BEGIN Source excerpt

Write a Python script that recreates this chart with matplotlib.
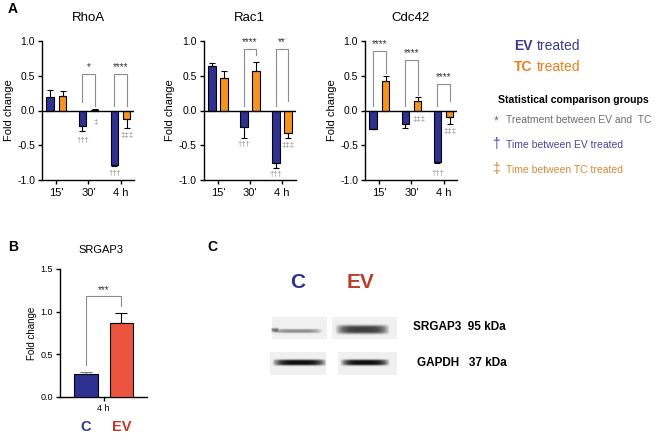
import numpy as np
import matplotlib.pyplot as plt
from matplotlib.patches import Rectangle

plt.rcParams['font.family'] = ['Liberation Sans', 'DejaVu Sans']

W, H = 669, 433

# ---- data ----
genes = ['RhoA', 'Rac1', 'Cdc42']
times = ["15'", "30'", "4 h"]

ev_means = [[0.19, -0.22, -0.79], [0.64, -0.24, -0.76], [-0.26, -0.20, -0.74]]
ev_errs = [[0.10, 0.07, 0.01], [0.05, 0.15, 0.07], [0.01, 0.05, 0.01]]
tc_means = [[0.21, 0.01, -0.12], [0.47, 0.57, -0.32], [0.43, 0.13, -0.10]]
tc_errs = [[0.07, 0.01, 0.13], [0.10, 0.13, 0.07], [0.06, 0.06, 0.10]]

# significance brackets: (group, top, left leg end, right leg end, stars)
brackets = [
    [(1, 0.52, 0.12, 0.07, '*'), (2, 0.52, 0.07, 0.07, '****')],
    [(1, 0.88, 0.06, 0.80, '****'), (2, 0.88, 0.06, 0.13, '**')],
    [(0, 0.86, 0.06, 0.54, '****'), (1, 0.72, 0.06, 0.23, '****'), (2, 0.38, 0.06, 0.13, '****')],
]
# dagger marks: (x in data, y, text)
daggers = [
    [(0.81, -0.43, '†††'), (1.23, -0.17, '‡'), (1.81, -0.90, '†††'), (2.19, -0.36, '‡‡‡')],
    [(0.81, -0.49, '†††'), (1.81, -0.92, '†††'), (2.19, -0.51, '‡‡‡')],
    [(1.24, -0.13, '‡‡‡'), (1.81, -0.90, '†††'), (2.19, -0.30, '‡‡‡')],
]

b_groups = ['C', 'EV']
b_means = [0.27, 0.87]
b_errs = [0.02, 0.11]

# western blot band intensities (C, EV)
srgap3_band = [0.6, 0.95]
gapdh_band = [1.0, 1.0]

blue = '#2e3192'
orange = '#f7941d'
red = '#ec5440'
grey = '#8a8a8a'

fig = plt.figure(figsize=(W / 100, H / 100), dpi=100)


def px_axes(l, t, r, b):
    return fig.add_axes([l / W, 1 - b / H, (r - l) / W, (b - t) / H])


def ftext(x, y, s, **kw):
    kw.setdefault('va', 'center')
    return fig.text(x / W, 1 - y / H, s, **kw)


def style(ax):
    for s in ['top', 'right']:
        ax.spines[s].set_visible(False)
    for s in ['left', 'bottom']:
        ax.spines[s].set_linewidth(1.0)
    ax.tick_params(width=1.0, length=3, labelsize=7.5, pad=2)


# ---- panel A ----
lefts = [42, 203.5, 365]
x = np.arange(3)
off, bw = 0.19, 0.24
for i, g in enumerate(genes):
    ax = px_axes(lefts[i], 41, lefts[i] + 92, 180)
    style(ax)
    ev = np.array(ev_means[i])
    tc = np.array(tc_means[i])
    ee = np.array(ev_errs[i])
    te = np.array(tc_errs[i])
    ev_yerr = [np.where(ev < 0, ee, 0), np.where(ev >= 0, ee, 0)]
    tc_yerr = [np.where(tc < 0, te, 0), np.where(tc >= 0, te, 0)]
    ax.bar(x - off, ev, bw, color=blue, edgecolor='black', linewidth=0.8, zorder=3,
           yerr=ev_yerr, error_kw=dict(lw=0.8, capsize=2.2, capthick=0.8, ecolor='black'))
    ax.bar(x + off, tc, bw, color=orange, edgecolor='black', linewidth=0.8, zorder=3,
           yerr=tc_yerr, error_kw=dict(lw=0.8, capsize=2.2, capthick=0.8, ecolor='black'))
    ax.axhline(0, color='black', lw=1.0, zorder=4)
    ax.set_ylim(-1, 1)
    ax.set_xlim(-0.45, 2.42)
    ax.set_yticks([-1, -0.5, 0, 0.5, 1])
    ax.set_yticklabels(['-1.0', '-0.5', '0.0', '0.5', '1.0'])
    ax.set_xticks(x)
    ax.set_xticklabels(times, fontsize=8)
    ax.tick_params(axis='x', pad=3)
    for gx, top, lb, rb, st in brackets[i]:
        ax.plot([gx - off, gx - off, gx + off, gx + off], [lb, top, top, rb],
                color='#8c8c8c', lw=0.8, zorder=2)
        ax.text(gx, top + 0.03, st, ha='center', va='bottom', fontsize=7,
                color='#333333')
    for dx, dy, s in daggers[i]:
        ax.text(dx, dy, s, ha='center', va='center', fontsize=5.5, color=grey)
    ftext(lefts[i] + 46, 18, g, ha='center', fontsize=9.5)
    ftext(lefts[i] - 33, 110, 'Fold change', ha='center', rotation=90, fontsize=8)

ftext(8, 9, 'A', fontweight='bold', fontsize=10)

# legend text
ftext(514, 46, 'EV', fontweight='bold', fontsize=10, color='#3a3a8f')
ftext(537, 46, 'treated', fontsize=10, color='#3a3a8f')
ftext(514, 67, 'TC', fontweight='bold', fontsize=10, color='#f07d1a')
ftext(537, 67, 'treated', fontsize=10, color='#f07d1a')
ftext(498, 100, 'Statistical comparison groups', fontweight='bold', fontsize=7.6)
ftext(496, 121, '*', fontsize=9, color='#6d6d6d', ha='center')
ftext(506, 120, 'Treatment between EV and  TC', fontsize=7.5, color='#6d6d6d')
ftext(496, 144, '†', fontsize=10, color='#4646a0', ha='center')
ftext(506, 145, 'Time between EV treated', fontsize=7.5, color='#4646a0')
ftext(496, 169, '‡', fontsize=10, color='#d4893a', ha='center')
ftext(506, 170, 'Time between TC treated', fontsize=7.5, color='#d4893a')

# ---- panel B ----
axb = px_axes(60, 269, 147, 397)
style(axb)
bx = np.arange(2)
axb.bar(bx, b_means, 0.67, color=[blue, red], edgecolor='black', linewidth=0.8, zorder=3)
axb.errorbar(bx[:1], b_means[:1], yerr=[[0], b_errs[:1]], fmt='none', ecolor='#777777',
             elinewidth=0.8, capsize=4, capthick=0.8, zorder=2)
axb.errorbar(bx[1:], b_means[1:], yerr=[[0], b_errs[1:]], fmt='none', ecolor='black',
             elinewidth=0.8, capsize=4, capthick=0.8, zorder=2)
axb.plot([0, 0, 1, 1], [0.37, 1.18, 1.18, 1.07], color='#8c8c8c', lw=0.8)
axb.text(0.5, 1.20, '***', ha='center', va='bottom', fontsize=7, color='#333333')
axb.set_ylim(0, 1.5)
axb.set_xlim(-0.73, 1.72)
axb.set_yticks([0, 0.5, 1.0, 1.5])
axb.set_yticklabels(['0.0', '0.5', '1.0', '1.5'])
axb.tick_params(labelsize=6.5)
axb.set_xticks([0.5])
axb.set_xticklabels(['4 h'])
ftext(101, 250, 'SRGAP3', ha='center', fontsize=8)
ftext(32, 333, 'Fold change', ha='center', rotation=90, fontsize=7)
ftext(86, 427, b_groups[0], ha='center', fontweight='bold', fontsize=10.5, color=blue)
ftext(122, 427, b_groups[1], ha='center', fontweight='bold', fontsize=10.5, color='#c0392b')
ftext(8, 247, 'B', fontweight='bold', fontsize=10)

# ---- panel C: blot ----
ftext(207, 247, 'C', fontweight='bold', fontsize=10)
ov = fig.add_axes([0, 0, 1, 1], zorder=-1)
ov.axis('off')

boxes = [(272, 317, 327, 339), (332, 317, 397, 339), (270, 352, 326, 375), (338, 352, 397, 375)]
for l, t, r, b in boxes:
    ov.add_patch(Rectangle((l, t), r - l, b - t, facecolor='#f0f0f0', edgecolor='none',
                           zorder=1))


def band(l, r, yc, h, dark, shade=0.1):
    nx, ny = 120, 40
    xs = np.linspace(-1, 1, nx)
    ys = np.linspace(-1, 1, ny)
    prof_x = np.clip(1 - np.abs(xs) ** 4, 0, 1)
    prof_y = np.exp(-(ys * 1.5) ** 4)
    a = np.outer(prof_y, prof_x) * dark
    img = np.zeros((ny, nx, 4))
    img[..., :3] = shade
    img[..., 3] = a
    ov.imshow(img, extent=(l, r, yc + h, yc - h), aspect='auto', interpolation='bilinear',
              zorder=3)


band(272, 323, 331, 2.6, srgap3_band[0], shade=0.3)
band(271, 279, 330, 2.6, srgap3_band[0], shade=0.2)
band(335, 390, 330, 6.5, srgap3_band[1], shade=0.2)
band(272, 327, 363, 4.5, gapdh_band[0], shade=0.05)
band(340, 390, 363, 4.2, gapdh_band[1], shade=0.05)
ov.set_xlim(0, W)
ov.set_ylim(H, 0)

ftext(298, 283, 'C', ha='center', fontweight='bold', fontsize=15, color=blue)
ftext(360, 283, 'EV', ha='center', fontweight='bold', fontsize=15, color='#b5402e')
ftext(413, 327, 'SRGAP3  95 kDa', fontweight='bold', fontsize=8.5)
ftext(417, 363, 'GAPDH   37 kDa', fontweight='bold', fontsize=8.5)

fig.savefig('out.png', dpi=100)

END Source excerpt

Set task ▸ Pictures excluded, repeat exactly the lines from the top of the material through the line with "[0.06, 0.06, 0.10]]", including both of those lines.

Exercise result ▸
Write a Python script that recreates this chart with matplotlib.
import numpy as np
import matplotlib.pyplot as plt
from matplotlib.patches import Rectangle

plt.rcParams['font.family'] = ['Liberation Sans', 'DejaVu Sans']

W, H = 669, 433

# ---- data ----
genes = ['RhoA', 'Rac1', 'Cdc42']
times = ["15'", "30'", "4 h"]

ev_means = [[0.19, -0.22, -0.79], [0.64, -0.24, -0.76], [-0.26, -0.20, -0.74]]
ev_errs = [[0.10, 0.07, 0.01], [0.05, 0.15, 0.07], [0.01, 0.05, 0.01]]
tc_means = [[0.21, 0.01, -0.12], [0.47, 0.57, -0.32], [0.43, 0.13, -0.10]]
tc_errs = [[0.07, 0.01, 0.13], [0.10, 0.13, 0.07], [0.06, 0.06, 0.10]]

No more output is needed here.